=== DATASET CONTENT ===
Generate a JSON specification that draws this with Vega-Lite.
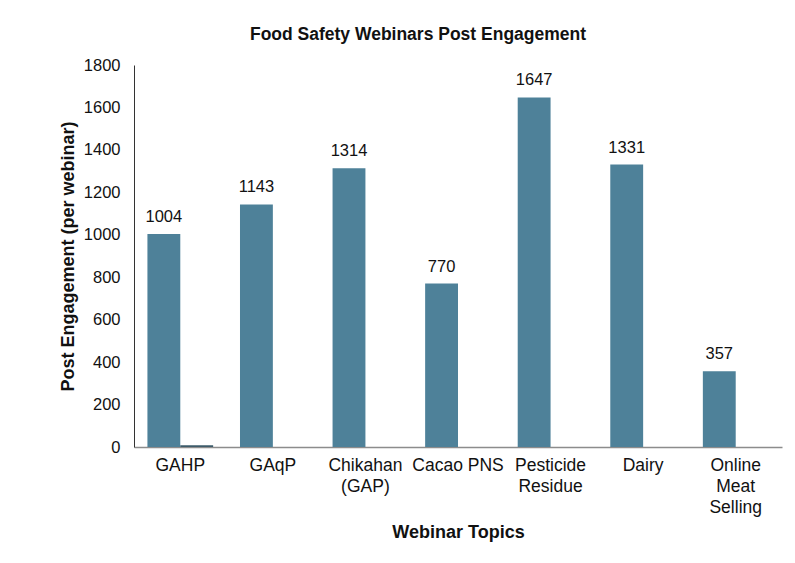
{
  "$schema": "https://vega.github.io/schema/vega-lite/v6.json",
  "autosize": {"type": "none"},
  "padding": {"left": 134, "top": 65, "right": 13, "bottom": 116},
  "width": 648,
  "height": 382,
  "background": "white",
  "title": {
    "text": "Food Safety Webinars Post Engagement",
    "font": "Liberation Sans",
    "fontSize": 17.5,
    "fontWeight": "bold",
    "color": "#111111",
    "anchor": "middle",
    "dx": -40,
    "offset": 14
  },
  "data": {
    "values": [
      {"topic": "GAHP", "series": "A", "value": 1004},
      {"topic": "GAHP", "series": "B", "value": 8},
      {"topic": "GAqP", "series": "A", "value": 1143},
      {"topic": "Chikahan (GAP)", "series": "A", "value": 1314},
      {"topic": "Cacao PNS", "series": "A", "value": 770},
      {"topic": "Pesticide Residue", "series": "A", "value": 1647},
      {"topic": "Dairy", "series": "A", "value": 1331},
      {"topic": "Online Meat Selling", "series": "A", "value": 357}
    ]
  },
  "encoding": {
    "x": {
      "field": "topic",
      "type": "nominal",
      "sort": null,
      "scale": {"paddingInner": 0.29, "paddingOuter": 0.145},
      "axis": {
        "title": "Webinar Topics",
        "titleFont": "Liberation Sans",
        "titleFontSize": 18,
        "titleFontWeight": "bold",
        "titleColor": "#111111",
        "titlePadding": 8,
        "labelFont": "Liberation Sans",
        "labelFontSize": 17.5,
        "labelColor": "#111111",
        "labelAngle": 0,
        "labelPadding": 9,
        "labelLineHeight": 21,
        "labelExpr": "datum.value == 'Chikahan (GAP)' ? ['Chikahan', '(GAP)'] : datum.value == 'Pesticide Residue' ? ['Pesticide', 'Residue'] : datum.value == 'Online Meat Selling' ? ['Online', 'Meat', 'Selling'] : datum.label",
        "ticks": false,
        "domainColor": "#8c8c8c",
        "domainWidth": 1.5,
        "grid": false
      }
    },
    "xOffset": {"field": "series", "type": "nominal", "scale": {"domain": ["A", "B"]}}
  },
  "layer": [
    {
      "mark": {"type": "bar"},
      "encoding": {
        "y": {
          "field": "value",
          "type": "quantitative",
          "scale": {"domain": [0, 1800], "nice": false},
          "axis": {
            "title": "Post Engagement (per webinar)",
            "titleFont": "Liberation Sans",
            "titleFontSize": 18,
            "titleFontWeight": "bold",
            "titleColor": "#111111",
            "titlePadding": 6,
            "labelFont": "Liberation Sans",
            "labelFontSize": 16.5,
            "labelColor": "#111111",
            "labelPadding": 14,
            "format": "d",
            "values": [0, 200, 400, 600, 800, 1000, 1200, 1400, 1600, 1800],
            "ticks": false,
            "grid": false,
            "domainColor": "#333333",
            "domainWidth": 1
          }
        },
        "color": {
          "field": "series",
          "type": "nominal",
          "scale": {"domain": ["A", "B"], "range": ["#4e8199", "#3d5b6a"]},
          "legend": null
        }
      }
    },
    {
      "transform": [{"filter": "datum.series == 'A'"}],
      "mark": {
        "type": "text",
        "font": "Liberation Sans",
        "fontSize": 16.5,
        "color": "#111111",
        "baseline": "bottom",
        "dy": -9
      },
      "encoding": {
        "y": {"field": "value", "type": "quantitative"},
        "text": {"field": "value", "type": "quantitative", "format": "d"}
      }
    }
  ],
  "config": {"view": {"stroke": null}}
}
===
DESCRIPTION OF THE TASK
Reproduce every line precisely as given, omitting all pictures.

EXERCISE RESULT
Generate a JSON specification that draws this with Vega-Lite.
{
  "$schema": "https://vega.github.io/schema/vega-lite/v6.json",
  "autosize": {"type": "none"},
  "padding": {"left": 134, "top": 65, "right": 13, "bottom": 116},
  "width": 648,
  "height": 382,
  "background": "white",
  "title": {
    "text": "Food Safety Webinars Post Engagement",
    "font": "Liberation Sans",
    "fontSize": 17.5,
    "fontWeight": "bold",
    "color": "#111111",
    "anchor": "middle",
    "dx": -40,
    "offset": 14
  },
  "data": {
    "values": [
      {"topic": "GAHP", "series": "A", "value": 1004},
      {"topic": "GAHP", "series": "B", "value": 8},
      {"topic": "GAqP", "series": "A", "value": 1143},
      {"topic": "Chikahan (GAP)", "series": "A", "value": 1314},
      {"topic": "Cacao PNS", "series": "A", "value": 770},
      {"topic": "Pesticide Residue", "series": "A", "value": 1647},
      {"topic": "Dairy", "series": "A", "value": 1331},
      {"topic": "Online Meat Selling", "series": "A", "value": 357}
    ]
  },
  "encoding": {
    "x": {
      "field": "topic",
      "type": "nominal",
      "sort": null,
      "scale": {"paddingInner": 0.29, "paddingOuter": 0.145},
      "axis": {
        "title": "Webinar Topics",
        "titleFont": "Liberation Sans",
        "titleFontSize": 18,
        "titleFontWeight": "bold",
        "titleColor": "#111111",
        "titlePadding": 8,
        "labelFont": "Liberation Sans",
        "labelFontSize": 17.5,
        "labelColor": "#111111",
        "labelAngle": 0,
        "labelPadding": 9,
        "labelLineHeight": 21,
        "labelExpr": "datum.value == 'Chikahan (GAP)' ? ['Chikahan', '(GAP)'] : datum.value == 'Pesticide Residue' ? ['Pesticide', 'Residue'] : datum.value == 'Online Meat Selling' ? ['Online', 'Meat', 'Selling'] : datum.label",
        "ticks": false,
        "domainColor": "#8c8c8c",
        "domainWidth": 1.5,
        "grid": false
      }
    },
    "xOffset": {"field": "series", "type": "nominal", "scale": {"domain": ["A", "B"]}}
  },
  "layer": [
    {
      "mark": {"type": "bar"},
      "encoding": {
        "y": {
          "field": "value",
          "type": "quantitative",
          "scale": {"domain": [0, 1800], "nice": false},
          "axis": {
            "title": "Post Engagement (per webinar)",
            "titleFont": "Liberation Sans",
            "titleFontSize": 18,
            "titleFontWeight": "bold",
            "titleColor": "#111111",
            "titlePadding": 6,
            "labelFont": "Liberation Sans",
            "labelFontSize": 16.5,
            "labelColor": "#111111",
            "labelPadding": 14,
            "format": "d",
            "values": [0, 200, 400, 600, 800, 1000, 1200, 1400, 1600, 1800],
            "ticks": false,
            "grid": false,
            "domainColor": "#333333",
            "domainWidth": 1
          }
        },
        "color": {
          "field": "series",
          "type": "nominal",
          "scale": {"domain": ["A", "B"], "range": ["#4e8199", "#3d5b6a"]},
          "legend": null
        }
      }
    },
    {
      "transform": [{"filter": "datum.series == 'A'"}],
      "mark": {
        "type": "text",
        "font": "Liberation Sans",
        "fontSize": 16.5,
        "color": "#111111",
        "baseline": "bottom",
        "dy": -9
      },
      "encoding": {
        "y": {"field": "value", "type": "quantitative"},
        "text": {"field": "value", "type": "quantitative", "format": "d"}
      }
    }
  ],
  "config": {"view": {"stroke": null}}
}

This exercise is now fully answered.